**OBJECTIVE**
In this exercise, return the whole listing exactly, excluding any images.

**PROVIDED MATERIAL**

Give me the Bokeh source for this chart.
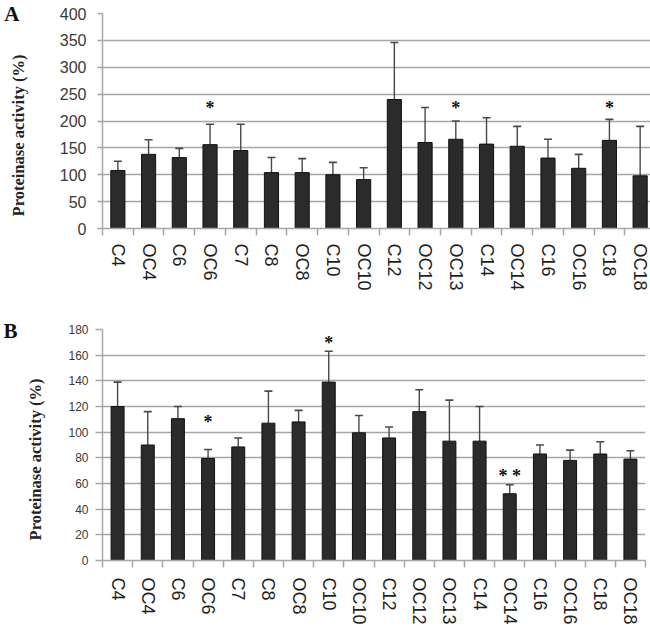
from bokeh.plotting import figure
from bokeh.layouts import column
from bokeh.models import (ColumnDataSource, Range1d, LinearAxis,
                          FixedTicker, Whisker, TeeHead)
from bokeh.core.properties import value
from bokeh.embed import file_html
from bokeh.resources import INLINE

# ---------------- data ----------------
cats_a = ["C4", "OC4", "C6", "OC6", "C7", "C8", "OC8", "C10", "OC10", "C12",
          "OC12", "OC13", "C14", "OC14", "C16", "OC16", "C18", "OC18"]
vals_a = [108, 138, 132, 156, 145, 104, 104, 100, 91, 240,
          160, 166, 157, 153, 131, 112, 164, 98]
errs_a = [17, 27, 17, 38, 49, 28, 26, 23, 22, 106,
          65, 34, 49, 37, 35, 26, 39, 92]
sig_a_cats = ["OC6", "OC13", "C18"]
sig_a_text = ["*", "*", "*"]
sig_a_y = [229, 229, 229]
yticks_a = [0, 50, 100, 150, 200, 250, 300, 350, 400]

cats_b = ["C4", "OC4", "C6", "OC6", "C7", "C8", "OC8", "C10", "OC10", "C12",
          "OC12", "OC13", "C14", "OC14", "C16", "OC16", "C18", "OC18"]
vals_b = [120, 90, 110.5, 79.5, 88.5, 107, 108, 139, 99.5, 95.5,
          116, 93, 93, 52, 83, 78, 83, 79]
errs_b = [19, 26, 9.5, 7, 7, 25, 9, 24, 13.5, 8.5,
          17, 32, 27, 7, 7, 8, 9.5, 6.5]
sig_b_cats = ["OC6", "C10", "OC14"]
sig_b_text = ["*", "*", "* *"]
sig_b_y = [110, 172, 68]
yticks_b = [0, 20, 40, 60, 80, 100, 120, 140, 160, 180]

y_label = "Proteinase activity (%)"

GRID = "#a6a6a6"
BAR = "#2b2b2b"
WHISK = "#484848"
LABEL_PAD = "\u00a0" * 7   # pushes the rotated label's visible text a little lower


def make_panel(letter, letter_at, letter_standoff, cats, vals, errs,
               sig_cats, sig_text, sig_y, yticks,
               frame_w, frame_h, b_left, b_top, b_bottom, b_right,
               bar_w, ytick_size, ytick_out, ytick_standoff, label_standoff,
               xlab_size, xlab_standoff):
    n = len(cats)
    xs = [i + 0.5 for i in range(n)]          # category slots on a linear scale
    seps = list(range(n + 1))                 # boundaries between categories
    p = figure(x_range=Range1d(0, n), y_range=Range1d(yticks[0], yticks[-1]),
               frame_width=frame_w, frame_height=frame_h,
               min_border_left=b_left, min_border_top=b_top,
               min_border_bottom=b_bottom, min_border_right=b_right,
               x_axis_location=None, output_backend="svg", toolbar_location=None,
               background_fill_color="white", border_fill_color="white")
    p.outline_line_color = None

    lo = [v - e for v, e in zip(vals, errs)]
    hi = [v + e for v, e in zip(vals, errs)]
    src = ColumnDataSource(dict(x=xs, cat=cats, val=vals, lo=lo, hi=hi))
    p.vbar(x="x", top="val", width=bar_w, source=src,
           fill_color=BAR, line_color="#111111", line_width=1)
    w = Whisker(base="x", upper="hi", lower="lo", source=src, dimension="height",
                line_color=WHISK, line_width=1.4,
                upper_head=TeeHead(size=8, line_color=WHISK, line_width=1.6),
                lower_head=TeeHead(size=8, line_color=WHISK, line_width=1.6))
    p.add_layout(w)

    sx = [xs[cats.index(c)] for c in sig_cats]
    ssrc = ColumnDataSource(dict(x=sx, y=sig_y, t=sig_text))
    p.text(x="x", y="y", text="t", source=ssrc, text_align="center",
           text_baseline="middle", y_offset=3, text_font=value("Liberation Serif"),
           text_font_style="bold", text_font_size="18px", text_color="#111111")

    # y axis
    ax = p.yaxis[0]
    ax.ticker = FixedTicker(ticks=yticks)
    ax.axis_line_color = GRID
    ax.axis_line_width = 1.5
    ax.major_tick_line_color = GRID
    ax.major_tick_line_width = 1.5
    ax.major_tick_out = ytick_out
    ax.major_tick_in = 0
    ax.minor_tick_line_color = None
    ax.major_label_standoff = ytick_standoff
    ax.major_label_text_font = "Liberation Sans"
    ax.major_label_text_font_size = ytick_size
    ax.major_label_text_color = "#3a3a3a"
    ax.axis_label = y_label + LABEL_PAD
    ax.axis_label_text_font = "Liberation Serif"
    ax.axis_label_text_font_style = "bold"
    ax.axis_label_text_font_size = "16.5px"
    ax.axis_label_text_color = "#222222"
    ax.axis_label_standoff = label_standoff

    # panel letter, drawn as the single label of an outer left axis
    lax = LinearAxis(ticker=FixedTicker(ticks=[letter_at]),
                     major_label_overrides={letter_at: letter},
                     axis_line_color=None, major_tick_line_color=None,
                     minor_tick_line_color=None, major_tick_out=0, major_tick_in=0,
                     major_label_standoff=letter_standoff,
                     major_label_text_font="Liberation Serif",
                     major_label_text_font_style="bold",
                     major_label_text_font_size="21px",
                     major_label_text_color="#111111")
    p.add_layout(lax, "left")

    p.ygrid.grid_line_color = GRID
    p.ygrid.grid_line_width = 1.5
    p.ygrid.ticker = FixedTicker(ticks=yticks)
    p.xgrid.grid_line_color = None

    # x axis: labels at category centres, separator ticks (minor) between categories
    cax = LinearAxis(ticker=FixedTicker(ticks=xs, minor_ticks=seps),
                     major_label_overrides={x: c for x, c in zip(xs, cats)},
                     axis_line_color=GRID, axis_line_width=1.5,
                     major_tick_line_color=None, major_tick_out=7, major_tick_in=0,
                     minor_tick_line_color=GRID, minor_tick_line_width=1.5,
                     minor_tick_out=7, minor_tick_in=0,
                     major_label_orientation="vertical", major_label_standoff=xlab_standoff,
                     major_label_text_font="Liberation Sans",
                     major_label_text_font_size=xlab_size,
                     major_label_text_color="#1e1e1e")
    p.add_layout(cax, "below")
    return p


pA = make_panel("A", 400, -14, cats_a, vals_a, errs_a, sig_a_cats, sig_a_text, sig_a_y,
                yticks_a, 553, 215, 93, 13, 77, 4, 0.46, "16px", 5, 11, 29, "18px", 8)
pB = make_panel("B", 179, 6, cats_b, vals_b, errs_b, sig_b_cats, sig_b_text, sig_b_y,
                yticks_b, 543, 231, 97, 24, 71, 10, 0.43, "12px", 7, 7, 20, "18px", 10)

layout = column(pA, pB, spacing=0)
open("out.html", "w").write(file_html(layout, INLINE))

**ANSWER TO THIS EXERCISE**
Give me the Bokeh source for this chart.
from bokeh.plotting import figure
from bokeh.layouts import column
from bokeh.models import (ColumnDataSource, Range1d, LinearAxis,
                          FixedTicker, Whisker, TeeHead)
from bokeh.core.properties import value
from bokeh.embed import file_html
from bokeh.resources import INLINE

# ---------------- data ----------------
cats_a = ["C4", "OC4", "C6", "OC6", "C7", "C8", "OC8", "C10", "OC10", "C12",
          "OC12", "OC13", "C14", "OC14", "C16", "OC16", "C18", "OC18"]
vals_a = [108, 138, 132, 156, 145, 104, 104, 100, 91, 240,
          160, 166, 157, 153, 131, 112, 164, 98]
errs_a = [17, 27, 17, 38, 49, 28, 26, 23, 22, 106,
          65, 34, 49, 37, 35, 26, 39, 92]
sig_a_cats = ["OC6", "OC13", "C18"]
sig_a_text = ["*", "*", "*"]
sig_a_y = [229, 229, 229]
yticks_a = [0, 50, 100, 150, 200, 250, 300, 350, 400]

cats_b = ["C4", "OC4", "C6", "OC6", "C7", "C8", "OC8", "C10", "OC10", "C12",
          "OC12", "OC13", "C14", "OC14", "C16", "OC16", "C18", "OC18"]
vals_b = [120, 90, 110.5, 79.5, 88.5, 107, 108, 139, 99.5, 95.5,
          116, 93, 93, 52, 83, 78, 83, 79]
errs_b = [19, 26, 9.5, 7, 7, 25, 9, 24, 13.5, 8.5,
          17, 32, 27, 7, 7, 8, 9.5, 6.5]
sig_b_cats = ["OC6", "C10", "OC14"]
sig_b_text = ["*", "*", "* *"]
sig_b_y = [110, 172, 68]
yticks_b = [0, 20, 40, 60, 80, 100, 120, 140, 160, 180]

y_label = "Proteinase activity (%)"

GRID = "#a6a6a6"
BAR = "#2b2b2b"
WHISK = "#484848"
LABEL_PAD = "\u00a0" * 7   # pushes the rotated label's visible text a little lower


def make_panel(letter, letter_at, letter_standoff, cats, vals, errs,
               sig_cats, sig_text, sig_y, yticks,
               frame_w, frame_h, b_left, b_top, b_bottom, b_right,
               bar_w, ytick_size, ytick_out, ytick_standoff, label_standoff,
               xlab_size, xlab_standoff):
    n = len(cats)
    xs = [i + 0.5 for i in range(n)]          # category slots on a linear scale
    seps = list(range(n + 1))                 # boundaries between categories
    p = figure(x_range=Range1d(0, n), y_range=Range1d(yticks[0], yticks[-1]),
               frame_width=frame_w, frame_height=frame_h,
               min_border_left=b_left, min_border_top=b_top,
               min_border_bottom=b_bottom, min_border_right=b_right,
               x_axis_location=None, output_backend="svg", toolbar_location=None,
               background_fill_color="white", border_fill_color="white")
    p.outline_line_color = None

    lo = [v - e for v, e in zip(vals, errs)]
    hi = [v + e for v, e in zip(vals, errs)]
    src = ColumnDataSource(dict(x=xs, cat=cats, val=vals, lo=lo, hi=hi))
    p.vbar(x="x", top="val", width=bar_w, source=src,
           fill_color=BAR, line_color="#111111", line_width=1)
    w = Whisker(base="x", upper="hi", lower="lo", source=src, dimension="height",
                line_color=WHISK, line_width=1.4,
                upper_head=TeeHead(size=8, line_color=WHISK, line_width=1.6),
                lower_head=TeeHead(size=8, line_color=WHISK, line_width=1.6))
    p.add_layout(w)

    sx = [xs[cats.index(c)] for c in sig_cats]
    ssrc = ColumnDataSource(dict(x=sx, y=sig_y, t=sig_text))
    p.text(x="x", y="y", text="t", source=ssrc, text_align="center",
           text_baseline="middle", y_offset=3, text_font=value("Liberation Serif"),
           text_font_style="bold", text_font_size="18px", text_color="#111111")

    # y axis
    ax = p.yaxis[0]
    ax.ticker = FixedTicker(ticks=yticks)
    ax.axis_line_color = GRID
    ax.axis_line_width = 1.5
    ax.major_tick_line_color = GRID
    ax.major_tick_line_width = 1.5
    ax.major_tick_out = ytick_out
    ax.major_tick_in = 0
    ax.minor_tick_line_color = None
    ax.major_label_standoff = ytick_standoff
    ax.major_label_text_font = "Liberation Sans"
    ax.major_label_text_font_size = ytick_size
    ax.major_label_text_color = "#3a3a3a"
    ax.axis_label = y_label + LABEL_PAD
    ax.axis_label_text_font = "Liberation Serif"
    ax.axis_label_text_font_style = "bold"
    ax.axis_label_text_font_size = "16.5px"
    ax.axis_label_text_color = "#222222"
    ax.axis_label_standoff = label_standoff

    # panel letter, drawn as the single label of an outer left axis
    lax = LinearAxis(ticker=FixedTicker(ticks=[letter_at]),
                     major_label_overrides={letter_at: letter},
                     axis_line_color=None, major_tick_line_color=None,
                     minor_tick_line_color=None, major_tick_out=0, major_tick_in=0,
                     major_label_standoff=letter_standoff,
                     major_label_text_font="Liberation Serif",
                     major_label_text_font_style="bold",
                     major_label_text_font_size="21px",
                     major_label_text_color="#111111")
    p.add_layout(lax, "left")

    p.ygrid.grid_line_color = GRID
    p.ygrid.grid_line_width = 1.5
    p.ygrid.ticker = FixedTicker(ticks=yticks)
    p.xgrid.grid_line_color = None

    # x axis: labels at category centres, separator ticks (minor) between categories
    cax = LinearAxis(ticker=FixedTicker(ticks=xs, minor_ticks=seps),
                     major_label_overrides={x: c for x, c in zip(xs, cats)},
                     axis_line_color=GRID, axis_line_width=1.5,
                     major_tick_line_color=None, major_tick_out=7, major_tick_in=0,
                     minor_tick_line_color=GRID, minor_tick_line_width=1.5,
                     minor_tick_out=7, minor_tick_in=0,
                     major_label_orientation="vertical", major_label_standoff=xlab_standoff,
                     major_label_text_font="Liberation Sans",
                     major_label_text_font_size=xlab_size,
                     major_label_text_color="#1e1e1e")
    p.add_layout(cax, "below")
    return p


pA = make_panel("A", 400, -14, cats_a, vals_a, errs_a, sig_a_cats, sig_a_text, sig_a_y,
                yticks_a, 553, 215, 93, 13, 77, 4, 0.46, "16px", 5, 11, 29, "18px", 8)
pB = make_panel("B", 179, 6, cats_b, vals_b, errs_b, sig_b_cats, sig_b_text, sig_b_y,
                yticks_b, 543, 231, 97, 24, 71, 10, 0.43, "12px", 7, 7, 20, "18px", 10)

layout = column(pA, pB, spacing=0)
open("out.html", "w").write(file_html(layout, INLINE))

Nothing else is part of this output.